▶ **WHAT TO WORK ON**:
Copy each line of the data below exactly, leaving out pictures.

▶ **SUPPLIED MATERIAL**:
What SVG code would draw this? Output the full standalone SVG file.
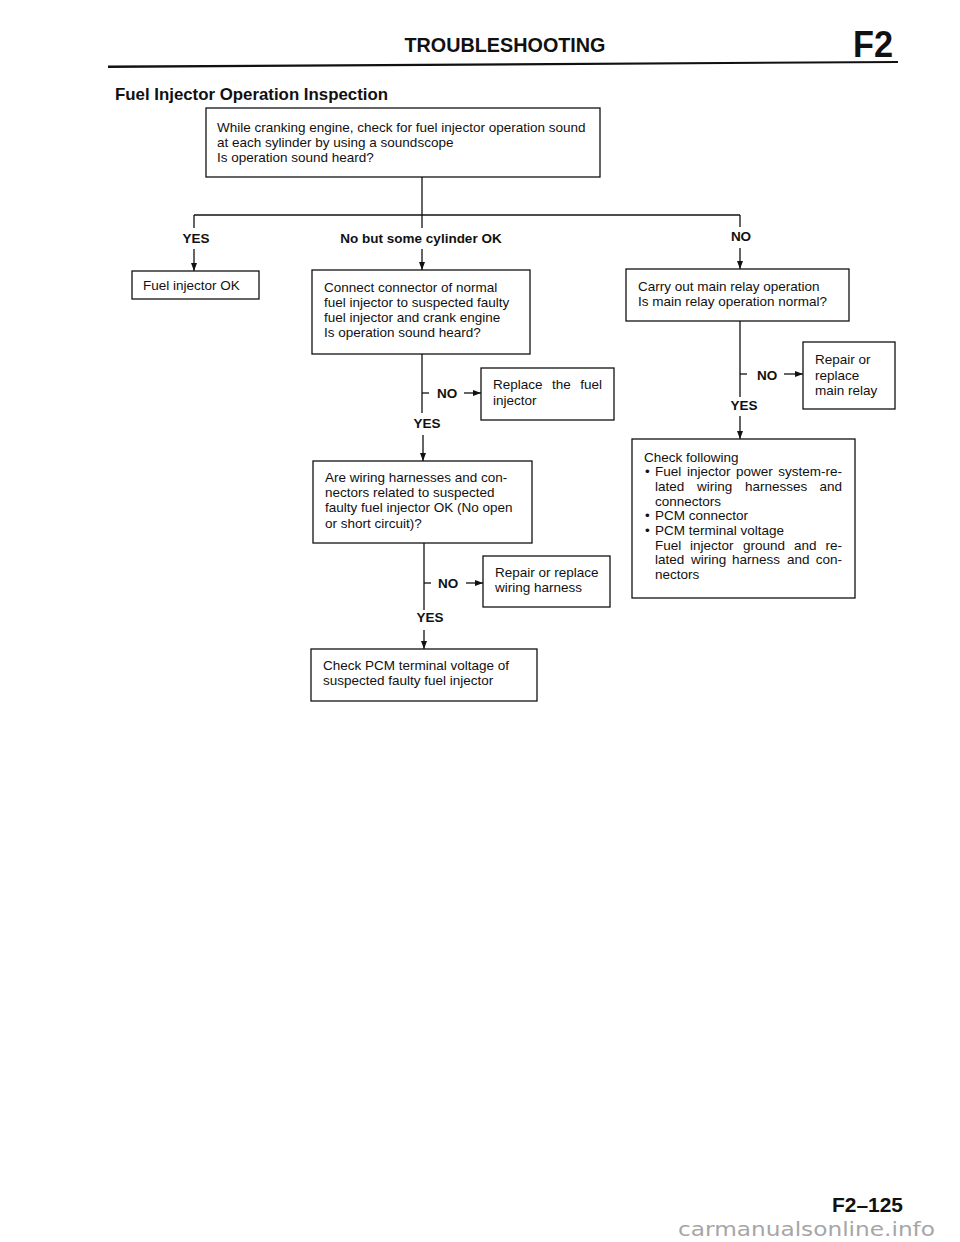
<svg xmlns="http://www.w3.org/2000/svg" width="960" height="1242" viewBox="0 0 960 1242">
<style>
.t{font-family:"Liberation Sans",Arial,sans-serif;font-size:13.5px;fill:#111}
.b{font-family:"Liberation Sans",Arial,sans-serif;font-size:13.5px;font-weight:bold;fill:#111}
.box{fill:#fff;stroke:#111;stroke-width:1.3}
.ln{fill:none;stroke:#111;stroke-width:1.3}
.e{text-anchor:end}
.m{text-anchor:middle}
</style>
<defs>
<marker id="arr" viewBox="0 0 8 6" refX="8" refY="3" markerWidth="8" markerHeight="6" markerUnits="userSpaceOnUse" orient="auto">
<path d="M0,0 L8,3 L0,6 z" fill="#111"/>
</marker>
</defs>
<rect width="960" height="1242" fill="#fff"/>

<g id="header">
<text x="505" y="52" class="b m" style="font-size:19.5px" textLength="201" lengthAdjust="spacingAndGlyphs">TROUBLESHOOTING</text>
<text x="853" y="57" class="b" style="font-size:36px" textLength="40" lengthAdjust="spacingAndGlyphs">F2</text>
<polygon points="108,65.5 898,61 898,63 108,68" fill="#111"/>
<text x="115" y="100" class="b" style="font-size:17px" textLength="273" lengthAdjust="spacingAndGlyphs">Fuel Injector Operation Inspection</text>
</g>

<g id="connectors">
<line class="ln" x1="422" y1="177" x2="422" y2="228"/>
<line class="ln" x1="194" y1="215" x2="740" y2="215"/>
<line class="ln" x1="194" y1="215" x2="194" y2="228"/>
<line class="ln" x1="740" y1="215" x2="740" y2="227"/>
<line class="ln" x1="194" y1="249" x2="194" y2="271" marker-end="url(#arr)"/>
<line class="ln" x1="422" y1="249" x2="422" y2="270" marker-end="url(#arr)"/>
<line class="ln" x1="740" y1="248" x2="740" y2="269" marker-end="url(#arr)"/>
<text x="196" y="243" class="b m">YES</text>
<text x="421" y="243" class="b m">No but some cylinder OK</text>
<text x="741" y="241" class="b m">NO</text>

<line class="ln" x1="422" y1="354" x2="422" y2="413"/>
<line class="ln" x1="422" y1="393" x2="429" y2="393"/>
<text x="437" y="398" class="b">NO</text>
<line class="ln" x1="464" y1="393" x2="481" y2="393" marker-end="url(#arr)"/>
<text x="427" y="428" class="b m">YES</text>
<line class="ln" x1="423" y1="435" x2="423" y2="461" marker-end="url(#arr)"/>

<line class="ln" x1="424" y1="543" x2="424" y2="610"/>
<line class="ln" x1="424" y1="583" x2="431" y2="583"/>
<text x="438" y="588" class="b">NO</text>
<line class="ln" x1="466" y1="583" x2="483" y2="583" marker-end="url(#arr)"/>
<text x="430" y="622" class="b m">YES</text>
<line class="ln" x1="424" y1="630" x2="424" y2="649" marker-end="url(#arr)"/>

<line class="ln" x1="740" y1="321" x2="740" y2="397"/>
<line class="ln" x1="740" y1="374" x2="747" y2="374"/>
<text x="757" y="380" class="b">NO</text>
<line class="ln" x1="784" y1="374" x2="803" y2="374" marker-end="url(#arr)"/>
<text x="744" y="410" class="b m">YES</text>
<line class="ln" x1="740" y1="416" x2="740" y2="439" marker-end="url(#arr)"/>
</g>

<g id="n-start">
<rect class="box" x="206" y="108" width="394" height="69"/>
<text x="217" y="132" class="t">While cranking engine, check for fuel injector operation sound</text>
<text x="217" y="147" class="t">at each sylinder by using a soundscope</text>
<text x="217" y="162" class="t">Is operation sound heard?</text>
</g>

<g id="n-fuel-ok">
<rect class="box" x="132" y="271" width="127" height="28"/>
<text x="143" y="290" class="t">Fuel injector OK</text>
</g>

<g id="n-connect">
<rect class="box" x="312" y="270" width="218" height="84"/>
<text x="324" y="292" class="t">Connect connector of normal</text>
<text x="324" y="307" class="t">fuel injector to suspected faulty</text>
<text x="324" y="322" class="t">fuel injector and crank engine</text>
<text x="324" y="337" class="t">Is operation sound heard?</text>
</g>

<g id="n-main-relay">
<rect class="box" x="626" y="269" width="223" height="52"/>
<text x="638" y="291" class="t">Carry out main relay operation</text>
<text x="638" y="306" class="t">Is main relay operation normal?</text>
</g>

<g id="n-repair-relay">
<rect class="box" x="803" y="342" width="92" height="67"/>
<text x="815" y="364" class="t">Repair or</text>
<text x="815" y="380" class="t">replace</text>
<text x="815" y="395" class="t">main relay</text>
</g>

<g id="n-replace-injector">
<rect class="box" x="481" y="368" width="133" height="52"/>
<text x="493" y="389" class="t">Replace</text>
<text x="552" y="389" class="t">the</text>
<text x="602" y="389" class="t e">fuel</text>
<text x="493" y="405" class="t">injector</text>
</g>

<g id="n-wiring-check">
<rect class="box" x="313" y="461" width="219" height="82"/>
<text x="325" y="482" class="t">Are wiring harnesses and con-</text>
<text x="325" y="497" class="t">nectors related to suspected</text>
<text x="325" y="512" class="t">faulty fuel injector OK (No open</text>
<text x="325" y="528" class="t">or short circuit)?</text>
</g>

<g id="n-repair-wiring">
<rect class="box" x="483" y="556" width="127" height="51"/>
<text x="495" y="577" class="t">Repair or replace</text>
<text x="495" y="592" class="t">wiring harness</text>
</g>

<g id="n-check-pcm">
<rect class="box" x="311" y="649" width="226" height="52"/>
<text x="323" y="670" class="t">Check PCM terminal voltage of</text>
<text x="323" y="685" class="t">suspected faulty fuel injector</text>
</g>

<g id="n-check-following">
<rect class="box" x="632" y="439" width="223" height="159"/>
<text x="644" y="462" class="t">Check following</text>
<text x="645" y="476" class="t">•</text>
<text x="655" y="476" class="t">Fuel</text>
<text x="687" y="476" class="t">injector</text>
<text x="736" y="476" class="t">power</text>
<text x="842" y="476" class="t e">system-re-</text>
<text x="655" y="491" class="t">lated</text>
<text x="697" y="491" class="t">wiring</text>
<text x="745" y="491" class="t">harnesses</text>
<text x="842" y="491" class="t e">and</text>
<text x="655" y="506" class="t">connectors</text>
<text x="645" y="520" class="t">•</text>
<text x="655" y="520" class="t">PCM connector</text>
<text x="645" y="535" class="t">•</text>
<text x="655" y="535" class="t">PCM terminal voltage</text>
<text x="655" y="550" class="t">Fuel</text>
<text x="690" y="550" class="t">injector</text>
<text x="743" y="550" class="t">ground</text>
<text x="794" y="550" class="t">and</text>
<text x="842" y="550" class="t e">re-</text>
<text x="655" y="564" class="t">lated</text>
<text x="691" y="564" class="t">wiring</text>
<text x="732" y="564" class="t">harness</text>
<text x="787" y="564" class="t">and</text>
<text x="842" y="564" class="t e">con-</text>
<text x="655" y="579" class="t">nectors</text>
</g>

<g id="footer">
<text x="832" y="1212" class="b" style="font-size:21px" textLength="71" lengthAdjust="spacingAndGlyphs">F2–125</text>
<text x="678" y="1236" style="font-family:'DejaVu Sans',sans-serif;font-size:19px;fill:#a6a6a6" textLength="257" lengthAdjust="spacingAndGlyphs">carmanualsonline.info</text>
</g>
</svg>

▶ **ANSWER FOR THIS EXERCISE**:
What SVG code would draw this? Output the full standalone SVG file.
<svg xmlns="http://www.w3.org/2000/svg" width="960" height="1242" viewBox="0 0 960 1242">
<style>
.t{font-family:"Liberation Sans",Arial,sans-serif;font-size:13.5px;fill:#111}
.b{font-family:"Liberation Sans",Arial,sans-serif;font-size:13.5px;font-weight:bold;fill:#111}
.box{fill:#fff;stroke:#111;stroke-width:1.3}
.ln{fill:none;stroke:#111;stroke-width:1.3}
.e{text-anchor:end}
.m{text-anchor:middle}
</style>
<defs>
<marker id="arr" viewBox="0 0 8 6" refX="8" refY="3" markerWidth="8" markerHeight="6" markerUnits="userSpaceOnUse" orient="auto">
<path d="M0,0 L8,3 L0,6 z" fill="#111"/>
</marker>
</defs>
<rect width="960" height="1242" fill="#fff"/>

<g id="header">
<text x="505" y="52" class="b m" style="font-size:19.5px" textLength="201" lengthAdjust="spacingAndGlyphs">TROUBLESHOOTING</text>
<text x="853" y="57" class="b" style="font-size:36px" textLength="40" lengthAdjust="spacingAndGlyphs">F2</text>
<polygon points="108,65.5 898,61 898,63 108,68" fill="#111"/>
<text x="115" y="100" class="b" style="font-size:17px" textLength="273" lengthAdjust="spacingAndGlyphs">Fuel Injector Operation Inspection</text>
</g>

<g id="connectors">
<line class="ln" x1="422" y1="177" x2="422" y2="228"/>
<line class="ln" x1="194" y1="215" x2="740" y2="215"/>
<line class="ln" x1="194" y1="215" x2="194" y2="228"/>
<line class="ln" x1="740" y1="215" x2="740" y2="227"/>
<line class="ln" x1="194" y1="249" x2="194" y2="271" marker-end="url(#arr)"/>
<line class="ln" x1="422" y1="249" x2="422" y2="270" marker-end="url(#arr)"/>
<line class="ln" x1="740" y1="248" x2="740" y2="269" marker-end="url(#arr)"/>
<text x="196" y="243" class="b m">YES</text>
<text x="421" y="243" class="b m">No but some cylinder OK</text>
<text x="741" y="241" class="b m">NO</text>

<line class="ln" x1="422" y1="354" x2="422" y2="413"/>
<line class="ln" x1="422" y1="393" x2="429" y2="393"/>
<text x="437" y="398" class="b">NO</text>
<line class="ln" x1="464" y1="393" x2="481" y2="393" marker-end="url(#arr)"/>
<text x="427" y="428" class="b m">YES</text>
<line class="ln" x1="423" y1="435" x2="423" y2="461" marker-end="url(#arr)"/>

<line class="ln" x1="424" y1="543" x2="424" y2="610"/>
<line class="ln" x1="424" y1="583" x2="431" y2="583"/>
<text x="438" y="588" class="b">NO</text>
<line class="ln" x1="466" y1="583" x2="483" y2="583" marker-end="url(#arr)"/>
<text x="430" y="622" class="b m">YES</text>
<line class="ln" x1="424" y1="630" x2="424" y2="649" marker-end="url(#arr)"/>

<line class="ln" x1="740" y1="321" x2="740" y2="397"/>
<line class="ln" x1="740" y1="374" x2="747" y2="374"/>
<text x="757" y="380" class="b">NO</text>
<line class="ln" x1="784" y1="374" x2="803" y2="374" marker-end="url(#arr)"/>
<text x="744" y="410" class="b m">YES</text>
<line class="ln" x1="740" y1="416" x2="740" y2="439" marker-end="url(#arr)"/>
</g>

<g id="n-start">
<rect class="box" x="206" y="108" width="394" height="69"/>
<text x="217" y="132" class="t">While cranking engine, check for fuel injector operation sound</text>
<text x="217" y="147" class="t">at each sylinder by using a soundscope</text>
<text x="217" y="162" class="t">Is operation sound heard?</text>
</g>

<g id="n-fuel-ok">
<rect class="box" x="132" y="271" width="127" height="28"/>
<text x="143" y="290" class="t">Fuel injector OK</text>
</g>

<g id="n-connect">
<rect class="box" x="312" y="270" width="218" height="84"/>
<text x="324" y="292" class="t">Connect connector of normal</text>
<text x="324" y="307" class="t">fuel injector to suspected faulty</text>
<text x="324" y="322" class="t">fuel injector and crank engine</text>
<text x="324" y="337" class="t">Is operation sound heard?</text>
</g>

<g id="n-main-relay">
<rect class="box" x="626" y="269" width="223" height="52"/>
<text x="638" y="291" class="t">Carry out main relay operation</text>
<text x="638" y="306" class="t">Is main relay operation normal?</text>
</g>

<g id="n-repair-relay">
<rect class="box" x="803" y="342" width="92" height="67"/>
<text x="815" y="364" class="t">Repair or</text>
<text x="815" y="380" class="t">replace</text>
<text x="815" y="395" class="t">main relay</text>
</g>

<g id="n-replace-injector">
<rect class="box" x="481" y="368" width="133" height="52"/>
<text x="493" y="389" class="t">Replace</text>
<text x="552" y="389" class="t">the</text>
<text x="602" y="389" class="t e">fuel</text>
<text x="493" y="405" class="t">injector</text>
</g>

<g id="n-wiring-check">
<rect class="box" x="313" y="461" width="219" height="82"/>
<text x="325" y="482" class="t">Are wiring harnesses and con-</text>
<text x="325" y="497" class="t">nectors related to suspected</text>
<text x="325" y="512" class="t">faulty fuel injector OK (No open</text>
<text x="325" y="528" class="t">or short circuit)?</text>
</g>

<g id="n-repair-wiring">
<rect class="box" x="483" y="556" width="127" height="51"/>
<text x="495" y="577" class="t">Repair or replace</text>
<text x="495" y="592" class="t">wiring harness</text>
</g>

<g id="n-check-pcm">
<rect class="box" x="311" y="649" width="226" height="52"/>
<text x="323" y="670" class="t">Check PCM terminal voltage of</text>
<text x="323" y="685" class="t">suspected faulty fuel injector</text>
</g>

<g id="n-check-following">
<rect class="box" x="632" y="439" width="223" height="159"/>
<text x="644" y="462" class="t">Check following</text>
<text x="645" y="476" class="t">•</text>
<text x="655" y="476" class="t">Fuel</text>
<text x="687" y="476" class="t">injector</text>
<text x="736" y="476" class="t">power</text>
<text x="842" y="476" class="t e">system-re-</text>
<text x="655" y="491" class="t">lated</text>
<text x="697" y="491" class="t">wiring</text>
<text x="745" y="491" class="t">harnesses</text>
<text x="842" y="491" class="t e">and</text>
<text x="655" y="506" class="t">connectors</text>
<text x="645" y="520" class="t">•</text>
<text x="655" y="520" class="t">PCM connector</text>
<text x="645" y="535" class="t">•</text>
<text x="655" y="535" class="t">PCM terminal voltage</text>
<text x="655" y="550" class="t">Fuel</text>
<text x="690" y="550" class="t">injector</text>
<text x="743" y="550" class="t">ground</text>
<text x="794" y="550" class="t">and</text>
<text x="842" y="550" class="t e">re-</text>
<text x="655" y="564" class="t">lated</text>
<text x="691" y="564" class="t">wiring</text>
<text x="732" y="564" class="t">harness</text>
<text x="787" y="564" class="t">and</text>
<text x="842" y="564" class="t e">con-</text>
<text x="655" y="579" class="t">nectors</text>
</g>

<g id="footer">
<text x="832" y="1212" class="b" style="font-size:21px" textLength="71" lengthAdjust="spacingAndGlyphs">F2–125</text>
<text x="678" y="1236" style="font-family:'DejaVu Sans',sans-serif;font-size:19px;fill:#a6a6a6" textLength="257" lengthAdjust="spacingAndGlyphs">carmanualsonline.info</text>
</g>
</svg>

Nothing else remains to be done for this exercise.